Knife Sheath

While I’m blog­ging about things that aren’t shoes, this is a sheath I made about 18 months ago for a knife by Richard Van Dijk of Hoiho Knives. Richard’s stock in trade are beau­ti­ful pat­tern-wel­ded art knives but a couple of years ago he brought some simple medi­ev­al knives to an event, I bought this one and it is now one of my favour­ite knives.

The sheath isn’t based on any par­tic­u­lar extant example but is a col­lec­tion of ele­ments pulled togeth­er from dif­fer­ent examples in Knives and Scab­bards. The sheath is two lay­ers of ~1 mm veg tanned yearling. The inner is grain-in the out­er grain-out, as per medi­ev­al examples. There is no glue hold­ing the two lay­ers togeth­er. The inner lay­er was wet-formed over the knife and the out­er lay­er was sewn damp over that.

The seam on the inner lay­er is a but­ted seam so it lays flat. The seam on the out­er is a lipped seam saddle-stitched with the same thread I use for shoes then trimmed back and burn­ished down flat.

This seems to be a fairly com­mon way of doing things on medi­ev­al examples. I haven’t seen one yet that had a but­ted seam up the back. There are two reas­ons for this I can think of the first is simply because this style of seam is far easi­er to pat­tern than a pre­cisely but­ted seam. The second is that a lipped seam is far less likely to tear out under ten­sion so the seam can be used to pull the out­er lay­er tight and both form it to the inner lay­er and cre­ate enough ten­sion to hold it in place without any glue or stitch­ing between the two lay­ers.

The dec­or­a­tion was done almost entirely with a scratch awl and I’m really happy with the way it came out. I scratched out the out­line free­hand and then used the point of the awl to rough up the back­ground sur­faces. The arms are my SCA arms. They were painted on using lamp­black for the black and lead oxide car­bon­ate for the white with a dilute hide-glue bind­er. It’s not ter­ribly neat but paint­ing really isn’t my strong suit.

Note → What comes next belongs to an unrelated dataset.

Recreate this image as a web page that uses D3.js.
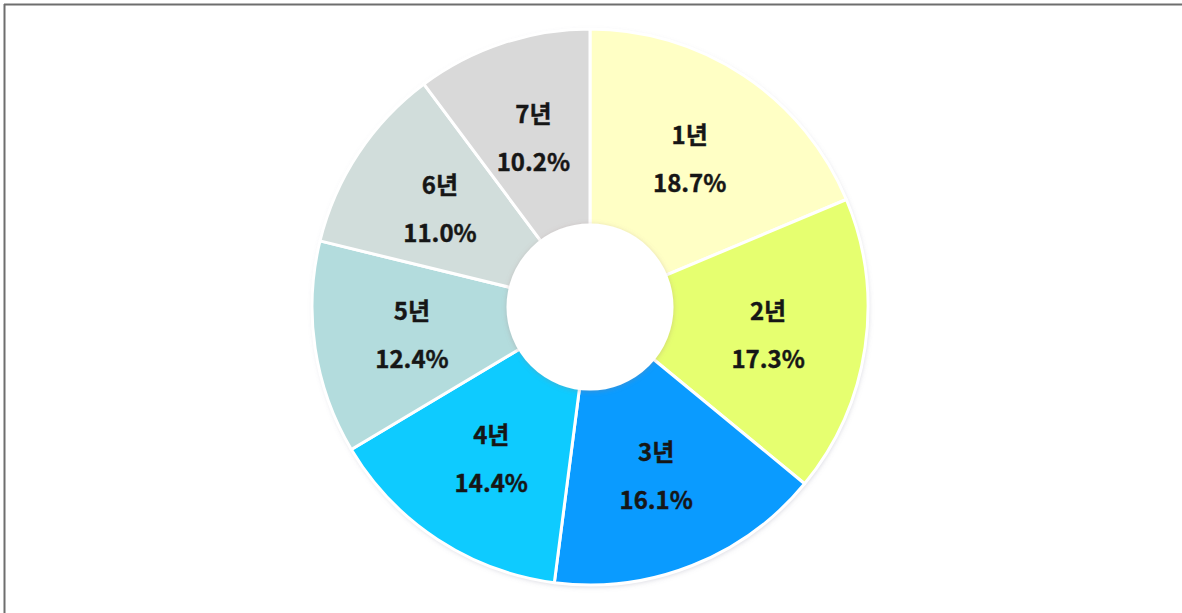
<!DOCTYPE html>
<html><head><meta charset="utf-8">
<script src="https://cdn.jsdelivr.net/npm/d3@7"></script>
<style>html,body{margin:0;padding:0;background:#fff;overflow:hidden}</style>
</head><body>
<svg id="chart" width="1182" height="613"></svg>
<script>
const categories = ["1년","2년","3년","4년","5년","6년","7년"];
const values = [18.7, 17.3, 16.1, 14.4, 12.4, 11.0, 10.2];
const colors = ["#FFFFC5","#E6FF70","#0A9BFF","#0ECBFF","#B3DCDD","#D1DDDB","#D9D9D9"];

const svg = d3.select("#chart");
const W = 1182, H = 613;
const cx = 590, cy = 307, outerR = 278, innerR = 82;

// frame lines (top and left)
svg.append("line").attr("x1",4).attr("x2",W).attr("y1",4.5).attr("y2",4.5).attr("stroke","#6e6e6e").attr("stroke-width",2);
svg.append("line").attr("x1",4.5).attr("x2",4.5).attr("y1",4).attr("y2",H).attr("stroke","#6e6e6e").attr("stroke-width",2);

const defs = svg.append("defs");
const f = defs.append("filter").attr("id","shadow").attr("x","-20%").attr("y","-20%").attr("width","140%").attr("height","140%");
f.append("feDropShadow").attr("dx",1).attr("dy",2).attr("stdDeviation",2.5).attr("flood-color","#9090a8").attr("flood-opacity",0.35);
const f2 = defs.append("filter").attr("id","innerShadow").attr("x","-20%").attr("y","-20%").attr("width","140%").attr("height","140%");
f2.append("feDropShadow").attr("dx",0).attr("dy",1).attr("stdDeviation",2.5).attr("flood-color","#a08080").attr("flood-opacity",0.35);

const g = svg.append("g").attr("transform",`translate(${cx},${cy})`);

// outer glow ring
g.append("circle").attr("r",outerR).attr("fill","#fff").attr("filter","url(#shadow)");

const pie = d3.pie().value(d => d).sort(null);
const arcs = pie(values);
const arc = d3.arc().innerRadius(0).outerRadius(outerR);

g.selectAll("path.slice").data(arcs).join("path")
  .attr("class","slice")
  .attr("d",arc)
  .attr("fill",(d,i) => colors[i])
  .attr("stroke","#fff")
  .attr("stroke-width",3)
  .attr("stroke-linejoin","round");

// inner hole
g.append("circle").attr("r",innerR).attr("fill","#fff").attr("stroke","#fff").attr("stroke-width",3).attr("filter","url(#innerShadow)");

const labelArc = d3.arc().innerRadius(180).outerRadius(180);
const font = "'Noto Sans CJK KR','Noto Sans',sans-serif";
const lg = g.selectAll("g.lab").data(arcs).join("g").attr("class","lab")
  .attr("transform", d => `translate(${labelArc.centroid(d)})`);
lg.append("text").attr("y",-24).attr("text-anchor","middle").attr("dominant-baseline","central")
  .attr("font-family",font).attr("font-weight","bold").attr("font-size",24).attr("fill","#161616")
  .attr("stroke","#161616").attr("stroke-width",0.4)
  .text((d,i) => categories[i]);
lg.append("text").attr("y",24).attr("text-anchor","middle").attr("dominant-baseline","central")
  .attr("font-family",font).attr("font-weight","bold").attr("font-size",24).attr("fill","#161616")
  .attr("stroke","#161616").attr("stroke-width",0.4)
  .text((d,i) => values[i].toFixed(1) + "%");
</script>
</body></html>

The one aspect of the dec­or­a­tion that really didn’t work on this was the ‘vine’, which was the bit I didn’t do with a scratch awl. Instead I used a free­hand groover I made, with the idea that a wider line than the scratch awl was mak­ing would be good. The prob­lem is it’s much too deep com­pared to the rest of the dec­or­a­tion. In future I’ll make a more blunt poin­ted scratch awl for this type of dec­or­a­tion.